- **Task description**:
Search the listing for "this" and copy every line where it appears.
** begin Data extract **
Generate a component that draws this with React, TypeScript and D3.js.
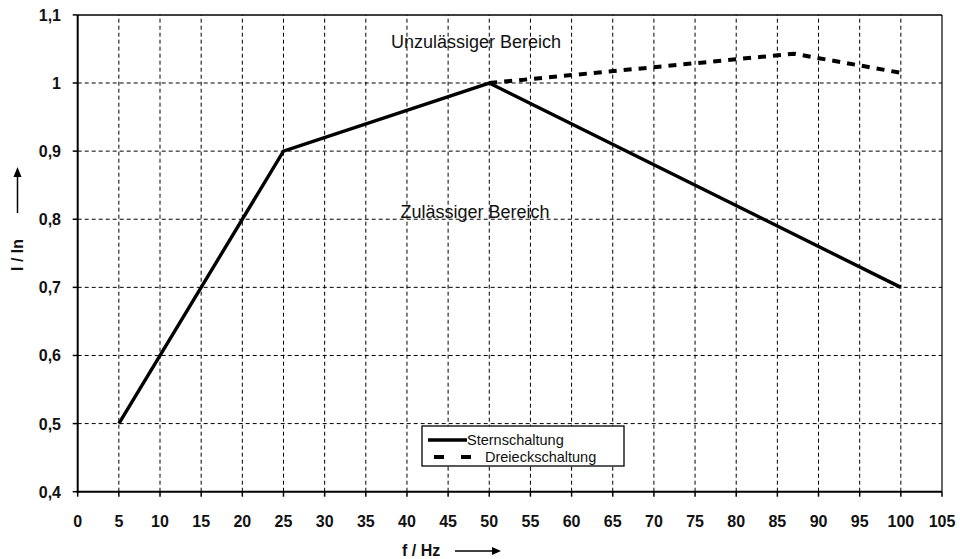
import * as d3 from 'd3'

// f / Hz values and I / In for the two connection types
const sternF = [5, 25, 50, 100]
const sternI = [0.5, 0.9, 1.0, 0.7]
const dreieckF = [50, 87, 100]
const dreieckI = [1.0, 1.043, 1.015]

const xTicks = d3.range(0, 106, 5)
const yTicks = [0.4, 0.5, 0.6, 0.7, 0.8, 0.9, 1.0, 1.1]

const W = 960
const H = 559
const FONT = 'Liberation Sans, Arial, Helvetica, sans-serif'

function fmtY(v: number): string {
  return v === 1 ? '1' : v.toFixed(1).replace('.', ',')
}

export default function App() {
  const x = d3.scaleLinear().domain([0, 105]).range([77.7, 942])
  const y = d3.scaleLinear().domain([0.4, 1.1]).range([491.7, 14.9])

  const line = d3
    .line<[number, number]>()
    .x((d) => x(d[0]))
    .y((d) => y(d[1]))

  const stern = line(sternF.map((f, i) => [f, sternI[i]]))
  const dreieck = line(dreieckF.map((f, i) => [f, dreieckI[i]]))

  const [x0, x1] = x.range()
  const [y0, y1] = y.range()

  return (
    <div style={{ position: 'absolute', left: 0, top: 0 }}>
      <svg width={W} height={H} style={{ display: 'block', background: '#fff' }}>
        {/* grid */}
        {xTicks.slice(1, -1).map((t) => (
          <line key={'gx' + t} x1={x(t)} x2={x(t)} y1={y0} y2={y1}
            stroke="#000" strokeWidth={1} strokeDasharray="4,3" />
        ))}
        {yTicks.slice(1, -1).map((t) => (
          <line key={'gy' + t} x1={x0} x2={x1} y1={y(t)} y2={y(t)}
            stroke="#000" strokeWidth={1} strokeDasharray="4,3" />
        ))}

        {/* plot border */}
        <line x1={x0} x2={x1} y1={y1} y2={y1} stroke="#000" strokeWidth={1.5} />
        <line x1={x1} x2={x1} y1={y1} y2={y0} stroke="#000" strokeWidth={1.2} />
        <line x1={x0} x2={x0} y1={y1} y2={y0 + 1} stroke="#000" strokeWidth={2} />
        <line x1={x0 - 1} x2={x1} y1={y0} y2={y0} stroke="#000" strokeWidth={2} />

        {/* ticks + labels */}
        {xTicks.map((t) => (
          <g key={'tx' + t}>
            <line x1={x(t)} x2={x(t)} y1={y0} y2={y0 + 5} stroke="#000" strokeWidth={1.5} />
            <text x={x(t)} y={527} textAnchor="middle" fontFamily={FONT}
              fontWeight="bold" fontSize={16} fill="#111">{t}</text>
          </g>
        ))}
        {yTicks.map((t) => (
          <g key={'ty' + t}>
            <line x1={x0 - 5} x2={x0} y1={y(t)} y2={y(t)} stroke="#000" strokeWidth={1.5} />
            <text x={61} y={y(t) + 6} textAnchor="end" fontFamily={FONT}
              fontWeight="bold" fontSize={16} fill="#111">{fmtY(t)}</text>
          </g>
        ))}

        {/* series */}
        <path d={dreieck ?? ''} fill="none" stroke="#000" strokeWidth={4}
          strokeDasharray="8,7" />
        <path d={stern ?? ''} fill="none" stroke="#000" strokeWidth={3.4}
          strokeLinejoin="miter" />

        {/* region labels */}
        <text x={476} y={48} textAnchor="middle" fontFamily={FONT} fontSize={18}
          fill="#111">Unzulässiger Bereich</text>
        <text x={475} y={218} textAnchor="middle" fontFamily={FONT} fontSize={18}
          fill="#111">Zulässiger Bereich</text>

        {/* legend */}
        <rect x={422} y={426} width={202} height={40} fill="#fff" stroke="#000" strokeWidth={1.3} />
        <line x1={428} x2={467} y1={440} y2={440} stroke="#000" strokeWidth={3.4} />
        <text x={467} y={445} fontFamily={FONT} fontSize={14.5} fill="#111">Sternschaltung</text>
        <line x1={434} x2={471} y1={457} y2={457} stroke="#000" strokeWidth={4}
          strokeDasharray="10,17" />
        <text x={485} y={462} fontFamily={FONT} fontSize={14.5} fill="#111">Dreieckschaltung</text>

        {/* axis titles */}
        <text x={402} y={556} fontFamily={FONT} fontWeight="bold" fontSize={16}
          fill="#111">f / Hz</text>
        <line x1={455} x2={494} y1={551} y2={551} stroke="#000" strokeWidth={1.5} />
        <path d="M492,547 L501,551 L492,555 Z" fill="#000" />

        <text transform="translate(23,255) rotate(-90)" textAnchor="middle"
          fontFamily={FONT} fontWeight="bold" fontSize={16} fill="#111">I / In</text>
        <line x1={17.5} x2={17.5} y1={213} y2={175} stroke="#000" strokeWidth={1.5} />
        <path d="M13.5,177 L17.5,167 L21.5,177 Z" fill="#000" />
      </svg>
    </div>
  )
}
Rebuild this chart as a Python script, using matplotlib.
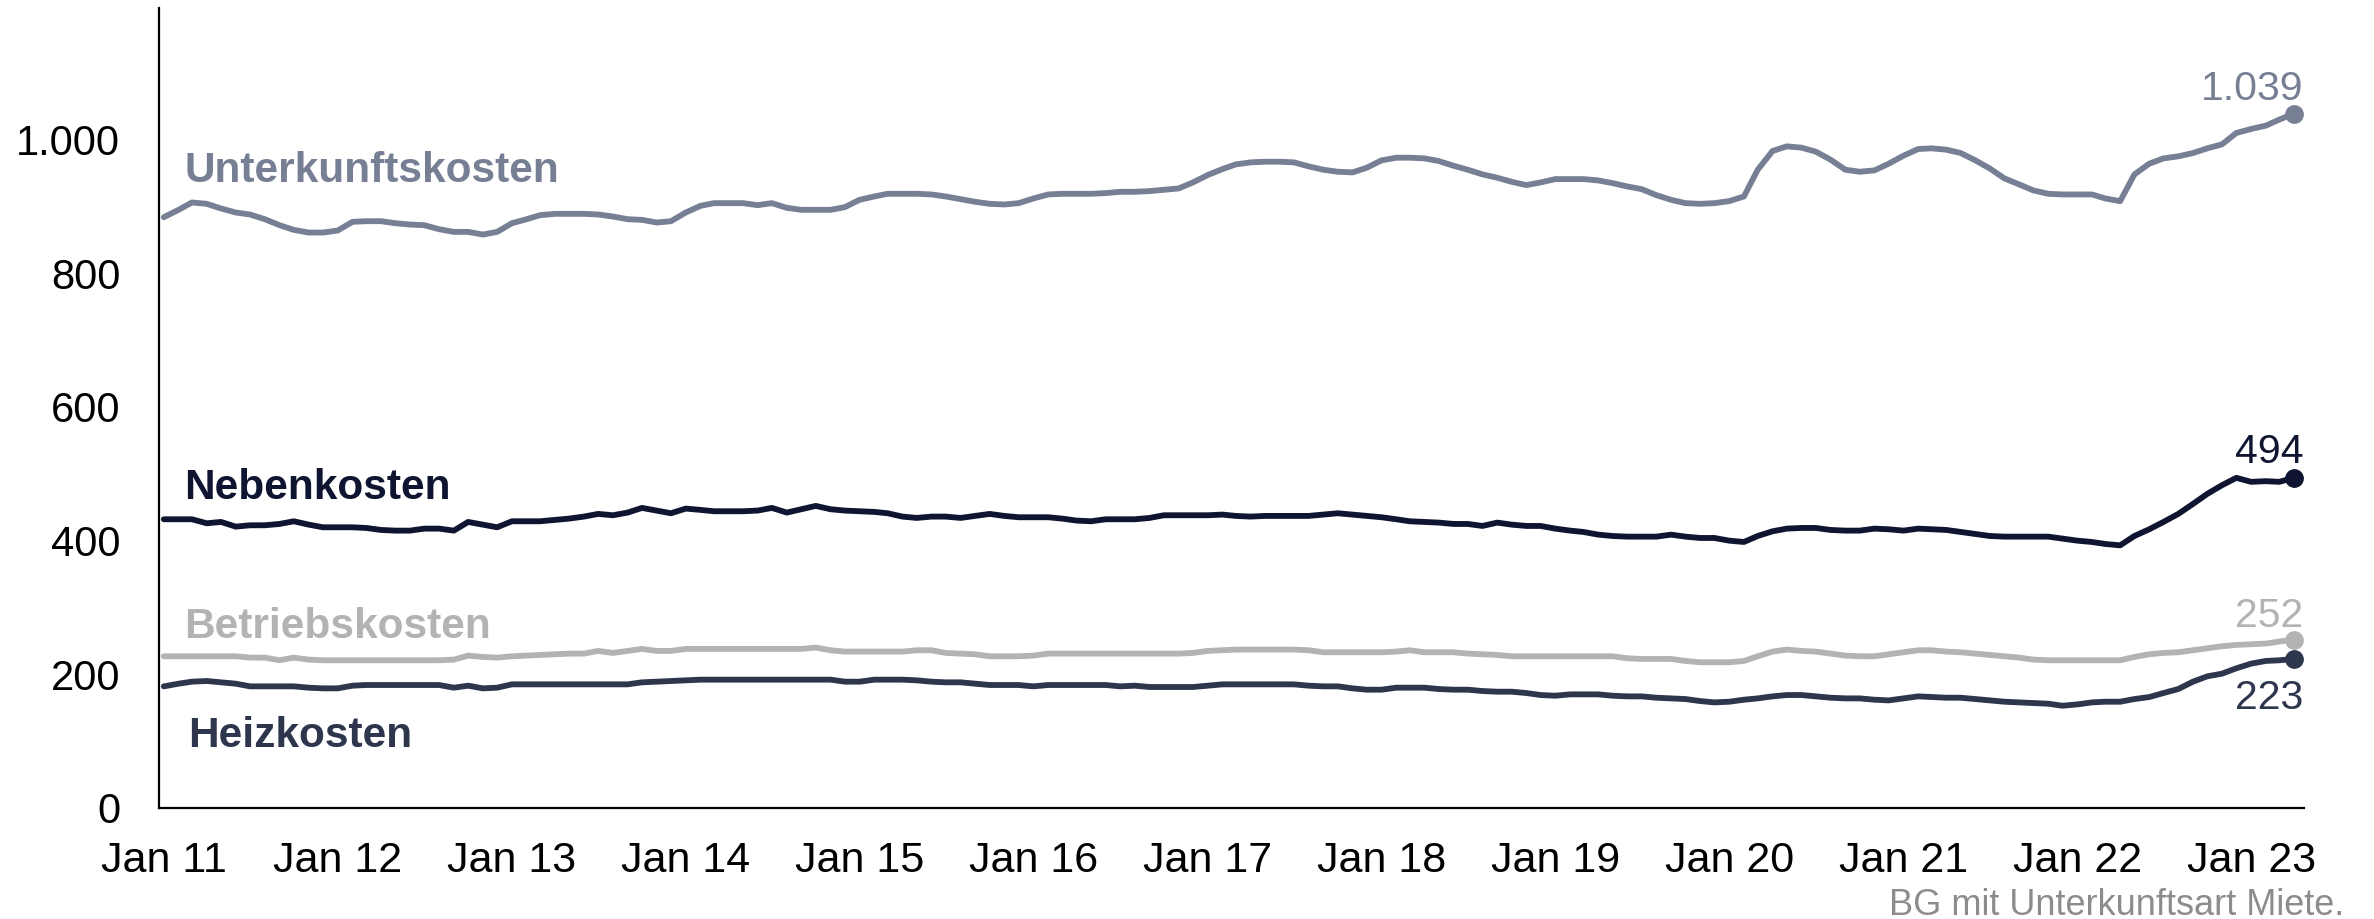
import matplotlib
matplotlib.use("Agg")
import matplotlib.pyplot as plt
from matplotlib.ticker import FuncFormatter
import pandas as pd

plt.rcParams['font.family'] = ['Liberation Sans', 'DejaVu Sans']

months = pd.date_range('2011-01-01', periods=148, freq='MS')

unterkunft = [884, 895, 906, 904, 897, 891, 888, 881, 872, 865, 861, 861,
              864, 877, 878, 878, 875, 873, 872, 866, 862, 862, 858, 862,
              875, 881, 887, 889, 889, 889, 888, 885, 881, 880, 876, 878,
              891, 901, 905, 905, 905, 902, 905, 898, 895, 895, 895, 899,
              910, 915, 919, 919, 919, 918, 915, 911, 907, 904, 903, 905,
              912, 918, 919, 919, 919, 920, 922, 922, 923, 925, 927, 936,
              947, 956, 963, 966, 967, 967, 966, 960, 955, 952, 951, 958,
              969, 973, 973, 972, 968, 961, 955, 948, 943, 937, 932, 936,
              941, 941, 941, 939, 935, 930, 926, 917, 910, 905, 904, 905,
              908, 915, 955, 983, 990, 988, 982, 970, 955, 952, 954, 964,
              976, 986, 987, 985, 980, 969, 957, 942, 933, 924, 919, 918,
              918, 918, 912, 908, 948, 964, 972, 975, 980, 987, 993, 1010,
              1016, 1021, 1030, 1039]

neben = [432, 432, 432, 426, 428, 421, 423, 423, 425, 429, 424, 420,
         420, 420, 419, 416, 415, 415, 418, 418, 415, 428, 424, 420,
         429, 429, 429, 431, 433, 436, 440, 438, 442, 449, 445, 441,
         448, 446, 444, 444, 444, 445, 449, 442, 447, 452, 447, 445,
         444, 443, 441, 436, 434, 436, 436, 434, 437, 440, 437, 435,
         435, 435, 433, 430, 429, 432, 432, 432, 434, 438, 438, 438,
         438, 439, 437, 436, 437, 437, 437, 437, 439, 441, 439, 437,
         435, 432, 429, 428, 427, 425, 425, 422, 427, 424, 422, 422,
         418, 415, 413, 409, 407, 406, 406, 406, 409, 406, 404, 404,
         400, 398, 407, 414, 418, 419, 419, 416, 415, 415, 418, 417,
         415, 418, 417, 416, 413, 410, 407, 406, 406, 406, 406, 403,
         400, 398, 395, 393, 407, 417, 428, 440, 455, 470, 483, 494,
         488, 489, 488, 494]

betrieb = [227, 227, 227, 227, 227, 227, 225, 225, 221, 225, 222, 221,
           221, 221, 221, 221, 221, 221, 221, 221, 222, 228, 226, 225,
           227, 228, 229, 230, 231, 231, 235, 232, 235, 238, 235, 235,
           238, 238, 238, 238, 238, 238, 238, 238, 238, 240, 236, 234,
           234, 234, 234, 234, 236, 236, 232, 231, 230, 227, 227, 227,
           228, 231, 231, 231, 231, 231, 231, 231, 231, 231, 231, 232,
           235, 236, 237, 237, 237, 237, 237, 236, 233, 233, 233, 233,
           233, 234, 236, 233, 233, 233, 231, 230, 229, 227, 227, 227,
           227, 227, 227, 227, 227, 224, 223, 223, 223, 220, 218, 218,
           218, 220, 227, 234, 237, 235, 234, 231, 228, 227, 227, 230,
           233, 236, 236, 234, 233, 231, 229, 227, 225, 222, 221, 221,
           221, 221, 221, 221, 226, 230, 232, 233, 236, 239, 242, 244,
           245, 246, 249, 252]

heiz = [182, 186, 189, 190, 188, 186, 182, 182, 182, 182, 180, 179,
        179, 183, 184, 184, 184, 184, 184, 184, 180, 183, 179, 180,
        185, 185, 185, 185, 185, 185, 185, 185, 185, 188, 189, 190,
        191, 192, 192, 192, 192, 192, 192, 192, 192, 192, 192, 189,
        189, 192, 192, 192, 191, 189, 188, 188, 186, 184, 184, 184,
        182, 184, 184, 184, 184, 184, 182, 183, 181, 181, 181, 181,
        183, 185, 185, 185, 185, 185, 185, 183, 182, 182, 179, 177,
        177, 180, 180, 180, 178, 177, 177, 175, 174, 174, 172, 169,
        168, 170, 170, 170, 168, 167, 167, 165, 164, 163, 160, 158,
        159, 162, 164, 167, 169, 169, 167, 165, 164, 164, 162, 161,
        164, 167, 166, 165, 165, 163, 161, 159, 158, 157, 156, 153,
        155, 158, 159, 159, 163, 166, 172, 178, 189, 197, 201, 209,
        216, 220, 221, 223]

series_names = ['Unterkunftskosten', 'Nebenkosten', 'Betriebskosten', 'Heizkosten']
end_labels = ['1.039', '494', '252', '223']
yticks = [0, 200, 400, 600, 800, 1000]
xtick_labels = ['Jan %02d' % y for y in range(11, 24)]

colors = ['#767f93', '#0f1531', '#b3b3b3', '#2e364d']
data = [unterkunft, neben, betrieb, heiz]

fig = plt.figure(figsize=(23.74, 9.19), dpi=100)
ax = fig.add_axes([0.067, 0.1208, 0.9035, 0.8705])

for vals, col in zip(data, colors):
    ax.plot(months, vals, color=col, lw=4.2, solid_joinstyle='round', solid_capstyle='round')
    ax.plot(months[-1:], vals[-1:], 'o', color=col, ms=12.5)

ax.set_ylim(0, 1197)
ax.set_xlim(months[0] - pd.Timedelta(days=10), months[-1] + pd.Timedelta(days=21))

ax.set_yticks(yticks)
ax.yaxis.set_major_formatter(FuncFormatter(lambda v, p: f"{int(v):,}".replace(",", ".")))
xt = pd.date_range('2011-01-01', periods=13, freq='YS')
ax.set_xticks(xt)
ax.set_xticklabels(xtick_labels)

ax.tick_params(axis='both', length=0, colors='black')
ax.tick_params(axis='x', pad=24, labelsize=31)
ax.tick_params(axis='y', pad=28, labelsize=30)

for s in ['top', 'right']:
    ax.spines[s].set_visible(False)
for s in ['left', 'bottom']:
    ax.spines[s].set_linewidth(1.6)
    ax.spines[s].set_color('black')

# series labels
label_y = [936, 462, 255, 91]
label_dx = [43, 43, 43, 52]
for name, yv, col, dx in zip(series_names, label_y, colors, label_dx):
    ax.text(months[0] + pd.Timedelta(days=dx), yv, name, color=col, fontsize=30.5,
            fontweight='bold', ha='left', va='baseline')

# end labels
end_offsets = [(7, 10), (7, 11), (7, 9), (7, -36)]
for lab, vals, col, off in zip(end_labels, data, colors, end_offsets):
    ax.annotate(lab, (months[-1], vals[-1]), xytext=off, textcoords='offset points',
                ha='right', va='baseline', fontsize=29.5, color=col)

fig.text(0.9875, 0.004, 'BG mit Unterkunftsart Miete.', ha='right', va='baseline',
         fontsize=26, color='#8c8c8c')

fig.savefig('out.png', dpi=100)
** end Data extract **
- **Answer to the task**:
Generate a component that draws this with React, TypeScript and D3.js.
Rebuild this chart as a Python script, using matplotlib.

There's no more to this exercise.